▶ _Written exercise_
Copy everything in the data below exactly except the pictures.

(Code that draws figures)

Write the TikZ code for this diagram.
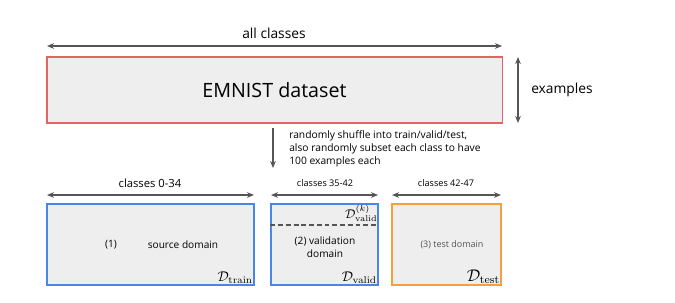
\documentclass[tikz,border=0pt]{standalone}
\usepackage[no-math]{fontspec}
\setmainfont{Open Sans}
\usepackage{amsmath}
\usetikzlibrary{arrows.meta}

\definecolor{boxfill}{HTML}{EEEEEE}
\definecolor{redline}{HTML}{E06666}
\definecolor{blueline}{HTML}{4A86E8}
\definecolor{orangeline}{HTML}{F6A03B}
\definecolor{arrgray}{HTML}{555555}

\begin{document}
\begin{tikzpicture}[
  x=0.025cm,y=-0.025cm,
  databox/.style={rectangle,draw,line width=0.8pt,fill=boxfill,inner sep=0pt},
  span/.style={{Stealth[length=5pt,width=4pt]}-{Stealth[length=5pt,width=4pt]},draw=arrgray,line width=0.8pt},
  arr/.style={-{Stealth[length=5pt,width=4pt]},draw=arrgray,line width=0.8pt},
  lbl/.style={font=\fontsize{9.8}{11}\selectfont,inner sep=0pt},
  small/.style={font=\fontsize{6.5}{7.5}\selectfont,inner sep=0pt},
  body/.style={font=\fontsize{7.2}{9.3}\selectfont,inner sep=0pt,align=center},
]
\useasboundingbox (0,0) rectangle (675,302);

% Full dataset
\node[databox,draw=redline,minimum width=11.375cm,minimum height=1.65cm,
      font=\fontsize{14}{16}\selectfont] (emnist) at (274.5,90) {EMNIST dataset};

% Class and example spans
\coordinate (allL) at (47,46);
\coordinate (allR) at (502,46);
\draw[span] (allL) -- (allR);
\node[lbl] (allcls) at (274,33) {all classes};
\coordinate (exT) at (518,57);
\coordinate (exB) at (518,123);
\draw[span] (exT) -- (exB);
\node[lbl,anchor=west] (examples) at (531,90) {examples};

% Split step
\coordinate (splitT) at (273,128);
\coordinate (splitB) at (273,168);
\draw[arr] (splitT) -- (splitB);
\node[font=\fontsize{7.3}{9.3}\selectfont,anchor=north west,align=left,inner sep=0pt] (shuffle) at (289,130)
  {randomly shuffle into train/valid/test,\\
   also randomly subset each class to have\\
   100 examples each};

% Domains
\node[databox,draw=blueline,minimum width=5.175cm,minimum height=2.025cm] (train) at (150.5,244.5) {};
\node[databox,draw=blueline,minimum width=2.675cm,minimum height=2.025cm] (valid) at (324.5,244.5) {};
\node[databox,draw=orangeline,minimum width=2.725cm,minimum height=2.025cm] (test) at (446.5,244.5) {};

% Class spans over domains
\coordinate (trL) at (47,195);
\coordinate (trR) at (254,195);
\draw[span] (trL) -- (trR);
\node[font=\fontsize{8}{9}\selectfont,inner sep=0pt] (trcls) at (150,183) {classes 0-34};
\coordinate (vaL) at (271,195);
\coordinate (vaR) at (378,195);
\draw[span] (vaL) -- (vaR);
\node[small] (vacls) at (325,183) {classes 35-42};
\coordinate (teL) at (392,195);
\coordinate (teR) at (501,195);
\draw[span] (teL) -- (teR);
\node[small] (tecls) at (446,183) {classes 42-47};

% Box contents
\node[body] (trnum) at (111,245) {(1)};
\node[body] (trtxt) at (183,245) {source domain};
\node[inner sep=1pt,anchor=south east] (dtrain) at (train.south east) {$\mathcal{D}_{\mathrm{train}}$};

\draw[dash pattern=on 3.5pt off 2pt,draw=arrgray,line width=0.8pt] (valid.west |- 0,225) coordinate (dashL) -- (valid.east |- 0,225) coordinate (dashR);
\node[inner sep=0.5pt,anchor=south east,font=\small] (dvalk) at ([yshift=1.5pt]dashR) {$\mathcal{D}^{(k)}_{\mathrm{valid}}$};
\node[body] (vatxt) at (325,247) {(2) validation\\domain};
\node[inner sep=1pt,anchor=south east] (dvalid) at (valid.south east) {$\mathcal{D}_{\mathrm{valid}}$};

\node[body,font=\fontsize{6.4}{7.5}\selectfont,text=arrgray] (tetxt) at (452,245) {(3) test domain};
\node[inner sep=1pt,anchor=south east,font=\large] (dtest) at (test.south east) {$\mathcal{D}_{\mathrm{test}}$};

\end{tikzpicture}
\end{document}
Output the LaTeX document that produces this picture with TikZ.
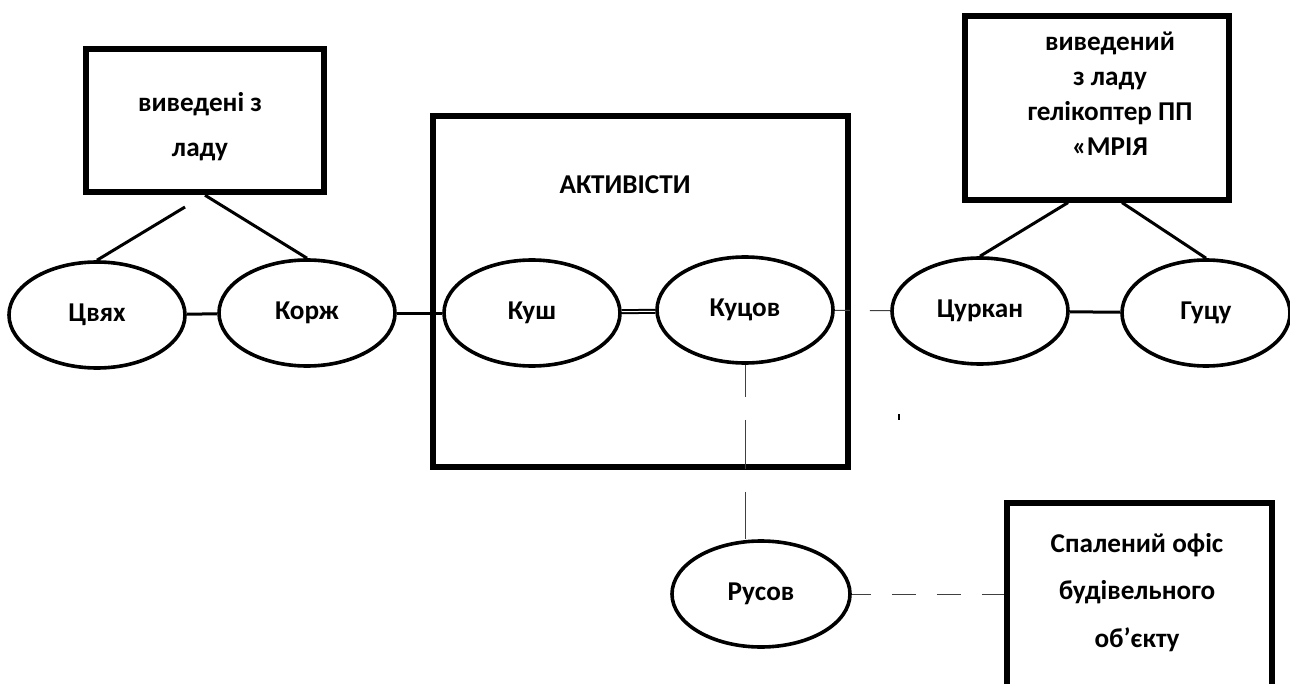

▶ _Full output_
Write the TikZ code for this diagram.
\documentclass[tikz,border=0pt]{standalone}
\usepackage[no-math]{fontspec}
\setmainfont{Open Sans}
\usepackage{amsmath}
\usetikzlibrary{arrows.meta}

\definecolor{boxfill}{HTML}{EEEEEE}
\definecolor{redline}{HTML}{E06666}
\definecolor{blueline}{HTML}{4A86E8}
\definecolor{orangeline}{HTML}{F6A03B}
\definecolor{arrgray}{HTML}{555555}

\begin{document}
\begin{tikzpicture}[
  x=0.025cm,y=-0.025cm,
  databox/.style={rectangle,draw,line width=0.8pt,fill=boxfill,inner sep=0pt},
  span/.style={{Stealth[length=5pt,width=4pt]}-{Stealth[length=5pt,width=4pt]},draw=arrgray,line width=0.8pt},
  arr/.style={-{Stealth[length=5pt,width=4pt]},draw=arrgray,line width=0.8pt},
  lbl/.style={font=\fontsize{9.8}{11}\selectfont,inner sep=0pt},
  small/.style={font=\fontsize{6.5}{7.5}\selectfont,inner sep=0pt},
  body/.style={font=\fontsize{7.2}{9.3}\selectfont,inner sep=0pt,align=center},
]
\useasboundingbox (0,0) rectangle (675,302);

% Full dataset
\node[databox,draw=redline,minimum width=11.375cm,minimum height=1.65cm,
      font=\fontsize{14}{16}\selectfont] (emnist) at (274.5,90) {EMNIST dataset};

% Class and example spans
\coordinate (allL) at (47,46);
\coordinate (allR) at (502,46);
\draw[span] (allL) -- (allR);
\node[lbl] (allcls) at (274,33) {all classes};
\coordinate (exT) at (518,57);
\coordinate (exB) at (518,123);
\draw[span] (exT) -- (exB);
\node[lbl,anchor=west] (examples) at (531,90) {examples};

% Split step
\coordinate (splitT) at (273,128);
\coordinate (splitB) at (273,168);
\draw[arr] (splitT) -- (splitB);
\node[font=\fontsize{7.3}{9.3}\selectfont,anchor=north west,align=left,inner sep=0pt] (shuffle) at (289,130)
  {randomly shuffle into train/valid/test,\\
   also randomly subset each class to have\\
   100 examples each};

% Domains
\node[databox,draw=blueline,minimum width=5.175cm,minimum height=2.025cm] (train) at (150.5,244.5) {};
\node[databox,draw=blueline,minimum width=2.675cm,minimum height=2.025cm] (valid) at (324.5,244.5) {};
\node[databox,draw=orangeline,minimum width=2.725cm,minimum height=2.025cm] (test) at (446.5,244.5) {};

% Class spans over domains
\coordinate (trL) at (47,195);
\coordinate (trR) at (254,195);
\draw[span] (trL) -- (trR);
\node[font=\fontsize{8}{9}\selectfont,inner sep=0pt] (trcls) at (150,183) {classes 0-34};
\coordinate (vaL) at (271,195);
\coordinate (vaR) at (378,195);
\draw[span] (vaL) -- (vaR);
\node[small] (vacls) at (325,183) {classes 35-42};
\coordinate (teL) at (392,195);
\coordinate (teR) at (501,195);
\draw[span] (teL) -- (teR);
\node[small] (tecls) at (446,183) {classes 42-47};

% Box contents
\node[body] (trnum) at (111,245) {(1)};
\node[body] (trtxt) at (183,245) {source domain};
\node[inner sep=1pt,anchor=south east] (dtrain) at (train.south east) {$\mathcal{D}_{\mathrm{train}}$};

\draw[dash pattern=on 3.5pt off 2pt,draw=arrgray,line width=0.8pt] (valid.west |- 0,225) coordinate (dashL) -- (valid.east |- 0,225) coordinate (dashR);
\node[inner sep=0.5pt,anchor=south east,font=\small] (dvalk) at ([yshift=1.5pt]dashR) {$\mathcal{D}^{(k)}_{\mathrm{valid}}$};
\node[body] (vatxt) at (325,247) {(2) validation\\domain};
\node[inner sep=1pt,anchor=south east] (dvalid) at (valid.south east) {$\mathcal{D}_{\mathrm{valid}}$};

\node[body,font=\fontsize{6.4}{7.5}\selectfont,text=arrgray] (tetxt) at (452,245) {(3) test domain};
\node[inner sep=1pt,anchor=south east,font=\large] (dtest) at (test.south east) {$\mathcal{D}_{\mathrm{test}}$};

\end{tikzpicture}
\end{document}
Output the LaTeX document that produces this picture with TikZ.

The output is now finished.